What I'm looking for is a function that, when given a desired resolution and a maximum resolution, outputs a resolution within the maximum resolution that can be multiplied to reach the desired resolution.

Something like this:

public IntRect FindOptimalTileSize(IntRect desiredResolution, IntRect maximumTileSize)
{
    //some magic
    return new IntRect(magic.X, magic.Y);
}

The output requirements in a row:

• Resolution x and y must be integer
• Resolution x and y must be lower than given maximum x and y
• Resolution x and y must be an integer division of desiredResolution
• Resolution x and y should be as high as possible, as long as they satisfy the other rules
• Aspect ratio doesn't need to be retained

I have tried searching the internet for a solution, but those all seem to be for a different, more common usecase.

It might not always be possible to find a rectangle that satisfies all my rules, in which case I'd like the function to return something distinguishable, like -1x-1

Answer 1

I'm no math expert, but this might get you a starting point. This code is a sketch. It is not production-ready. It is not of beta quality.

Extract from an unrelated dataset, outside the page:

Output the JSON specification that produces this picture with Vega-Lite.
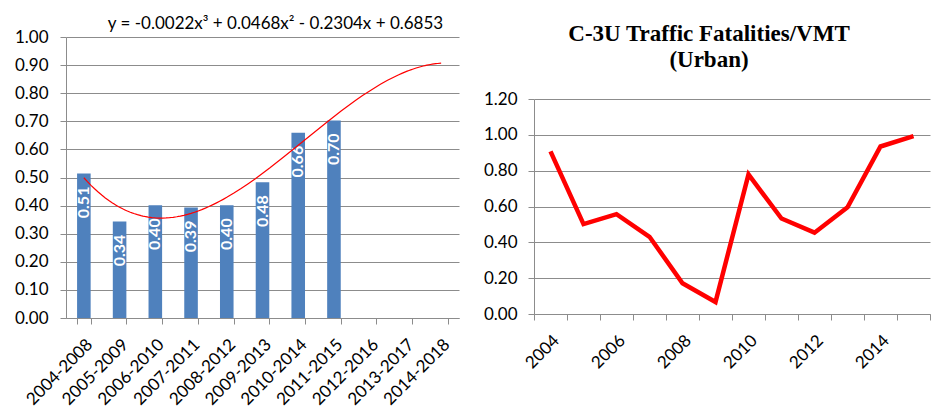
{
  "$schema": "https://vega.github.io/schema/vega-lite/v6.json",
  "background": "white",
  "padding": {"left": 5, "top": 15, "right": 0, "bottom": 0},
  "spacing": 15,
  "datasets": {
    "periods": [
      {"period": "2004-2008", "idx": 1, "rate": 0.514},
      {"period": "2005-2009", "idx": 2, "rate": 0.343},
      {"period": "2006-2010", "idx": 3, "rate": 0.401},
      {"period": "2007-2011", "idx": 4, "rate": 0.393},
      {"period": "2008-2012", "idx": 5, "rate": 0.401},
      {"period": "2009-2013", "idx": 6, "rate": 0.483},
      {"period": "2010-2014", "idx": 7, "rate": 0.659},
      {"period": "2011-2015", "idx": 8, "rate": 0.703}
    ],
    "years": [
      {"year": 2004, "rate": 0.908},
      {"year": 2005, "rate": 0.502},
      {"year": 2006, "rate": 0.557},
      {"year": 2007, "rate": 0.431},
      {"year": 2008, "rate": 0.172},
      {"year": 2009, "rate": 0.067},
      {"year": 2010, "rate": 0.779},
      {"year": 2011, "rate": 0.533},
      {"year": 2012, "rate": 0.454},
      {"year": 2013, "rate": 0.596},
      {"year": 2014, "rate": 0.935},
      {"year": 2015, "rate": 0.993}
    ]
  },
  "config": {
    "font": "Lato",
    "view": {"stroke": null},
    "axis": {
      "labelFont": "Lato",
      "labelFontSize": 17,
      "labelColor": "#000000",
      "domainColor": "#8c8c8c",
      "tickColor": "#8c8c8c",
      "gridColor": "#8c8c8c",
      "gridOpacity": 1,
      "domainWidth": 1,
      "tickSize": 6
    }
  },
  "hconcat": [
    {
      "width": 393,
      "height": 281,
      "title": {
        "text": "y = -0.0022x³ + 0.0468x² - 0.2304x + 0.6853",
        "font": "Lato",
        "fontSize": 17,
        "fontWeight": "normal",
        "color": "#000000",
        "anchor": "middle",
        "baseline": "bottom",
        "dx": 13,
        "offset": -22
      },
      "data": {"name": "periods"},
      "encoding": {
        "y": {
          "field": "rate",
          "type": "quantitative",
          "scale": {"domain": [0, 1]},
          "axis": {
            "title": null,
            "values": [0, 0.1, 0.2, 0.3, 0.4, 0.5, 0.6, 0.7, 0.8, 0.9, 1.0],
            "format": ".2f",
            "grid": true,
            "labelOverlap": false,
            "minExtent": 61,
            "labelPadding": 12
          }
        }
      },
      "layer": [
        {
          "layer": [
            {
              "mark": {"type": "bar", "color": "#4F81BD"},
              "encoding": {
                "x": {
                  "field": "period",
                  "type": "nominal",
                  "sort": null,
                  "scale": {
                    "domain": ["2004-2008", "2005-2009", "2006-2010", "2007-2011", "2008-2012", "2009-2013", "2010-2014", "2011-2015", "2012-2016", "2013-2017", "2014-2018"],
                    "paddingInner": 0.62,
                    "paddingOuter": 0.31
                  },
                  "axis": {"title": null, "labelAngle": -45, "tickBand": "extent", "grid": false, "labelPadding": 12}
                }
              }
            },
            {
              "mark": {"type": "text", "angle": 270, "align": "right", "baseline": "middle", "dx": -13, "color": "white", "font": "Lato", "fontWeight": "bold", "fontSize": 16},
              "encoding": {
                "x": {"field": "period", "type": "nominal", "sort": null},
                "text": {"field": "rate", "type": "quantitative", "format": ".2f"}
              }
            }
          ]
        },
        {
          "transform": [
            {"regression": "rate", "on": "idx", "method": "poly", "order": 3, "extent": [1, 11]}
          ],
          "mark": {"type": "line", "color": "#FF0000", "strokeWidth": 1.2},
          "encoding": {
            "x": {"field": "idx", "type": "quantitative", "scale": {"domain": [0.5, 11.5], "nice": false, "zero": false}, "axis": null}
          }
        }
      ],
      "resolve": {"scale": {"x": "independent"}}
    },
    {
      "width": 396,
      "height": 277,
      "title": {
        "text": ["C-3U Traffic  Fatalities/VMT", "(Urban)"],
        "font": "Liberation Serif",
        "fontSize": 23,
        "fontWeight": "bold",
        "lineHeight": 26,
        "color": "#000000",
        "anchor": "middle",
        "baseline": "bottom",
        "dx": -23,
        "offset": -58
      },
      "data": {"name": "years"},
      "mark": {"type": "line", "color": "#FF0000", "strokeWidth": 4.5},
      "encoding": {
        "x": {
          "field": "year",
          "type": "ordinal",
          "bandPosition": 0.5,
          "scale": {"type": "band", "paddingInner": 0, "paddingOuter": 0},
          "axis": {"title": null, "labelAngle": -45, "tickBand": "extent", "grid": false, "labelPadding": 12, "labelExpr": "datum.value % 2 == 0 ? datum.label : ''"}
        },
        "y": {
          "field": "rate",
          "type": "quantitative",
          "scale": {"domain": [0, 1.2], "range": [277, 62]},
          "axis": {
            "title": null,
            "values": [0, 0.2, 0.4, 0.6, 0.8, 1.0, 1.2],
            "format": ".2f",
            "grid": true,
            "minExtent": 60,
            "labelPadding": 11
          }
        }
      }
    }
  ]
}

It is only a sketch and you will have to do a lot of work to clean it up and make it usable.

using System;
using System.Collections.Generic;
using System.Linq;
using System.Text;
using System.Threading.Tasks;

namespace ConsoleApp1 {
    class Program {
        static void Main(string[] args) {

            int resultX = -1;
            int resultY = -1;
            int sourceX = 5005;
            int sourceY = 5000;
            int targetX = 4096;
            int targetY = 4096;

            if (sourceX <= targetX) { resultX = sourceX; }
            if (sourceY <= targetY) { resultY = sourceY; }
            if (IsValid(resultX, resultY)) {
                //  return the results
                Console.WriteLine($"x={resultX}, y={resultY}");
                return;
            }

            for (int index=targetX; 0 < index; index--) {
                double result = (double)sourceX / index;
                if (0 == result - (int)result) {
                    resultX = index;
                    break;
                }
            }

            for (int index = targetY; 0 < index; index--) {
                double result = (double)sourceY / index;
                if (0 == result - (int)result) {
                    resultY = index;
                    break;
                }
            }

            Console.WriteLine($"x={resultX}, y={resultY}");
            Console.ReadKey(true);
        }


        static bool IsValid(int x, int y) {
            return (-1 != x) && (-1 != y);
        }
    }
}

Answer 2

Your problem can be broken down into two equal problems: find the equal integer partition p of an integer n where p < m.

Using an extension method and some helpers, you can generate the Prime Factorization of n:

static IEnumerable<int> PotentialPrimes() { // fails once int.MaxValue exceeded
    yield return 2;
    yield return 3;
    var pp = 5;
    for (; ; ) {
        yield return pp;
        yield return pp + 2;
        pp += 6;
    }
}
public static IEnumerable<int> Primes() {
    return PotentialPrimes().Where(p => {
        var sqrt = (int)Math.Floor(Math.Sqrt(p));
        return !PotentialPrimes().TakeWhile(f => f <= sqrt)
                                 .Any(f => p % f == 0);
    });
}

public static IEnumerable<int> PrimeFactors(this int n) {
    var maxDivisor = (int)Math.Floor(Math.Sqrt(n));
    var testDivisors = Primes().TakeWhile(pp => pp < maxDivisor);

    foreach (var f in testDivisors)
        for (; n % f == 0; n /= f)
            yield return f;

    if (n != 1)
        yield return n;
}

Now, using the prime factorization, you can find the largest p less than m (per the comment, if n > m, then n is returned):

public static int LargestPartition(this int n, int maxPartitionSize) {
    var factors = n.PrimeFactors().Where(f => f <= maxPartitionSize);
    if (factors.Any()) {
        var flist = factors.OrderByDescending(f => f).ToList();
        var partition = flist.First();
        foreach (var f in flist.Skip(1)) {
            var tp = partition * f;
            if (tp <= maxPartitionSize)
                partition = tp;
        }

        return partition;
    }
    else
        return n;
}

Finally, just apply LargestPartition to each side of the rectangles:

public IntRect FindOptimalTileSize(IntRect desiredResolution, IntRect maximumTileSize) {
    return new IntRect(desiredResolution.X.LargestPartition(maximumTileSize.X),
                       desiredResolution.Y.LargestPartition(maximumTileSize.Y));
}

NOTE: I updated my PrimeFactors function to be faster for more generic cases in case someone comes across this. Where previously I couldn't compute from 2 to int.MaxValue in an hour, now it takes 36 seconds. The Math.Sqrt could be replaced if performance was still an issue, but I would think by that point other overhead would dominate.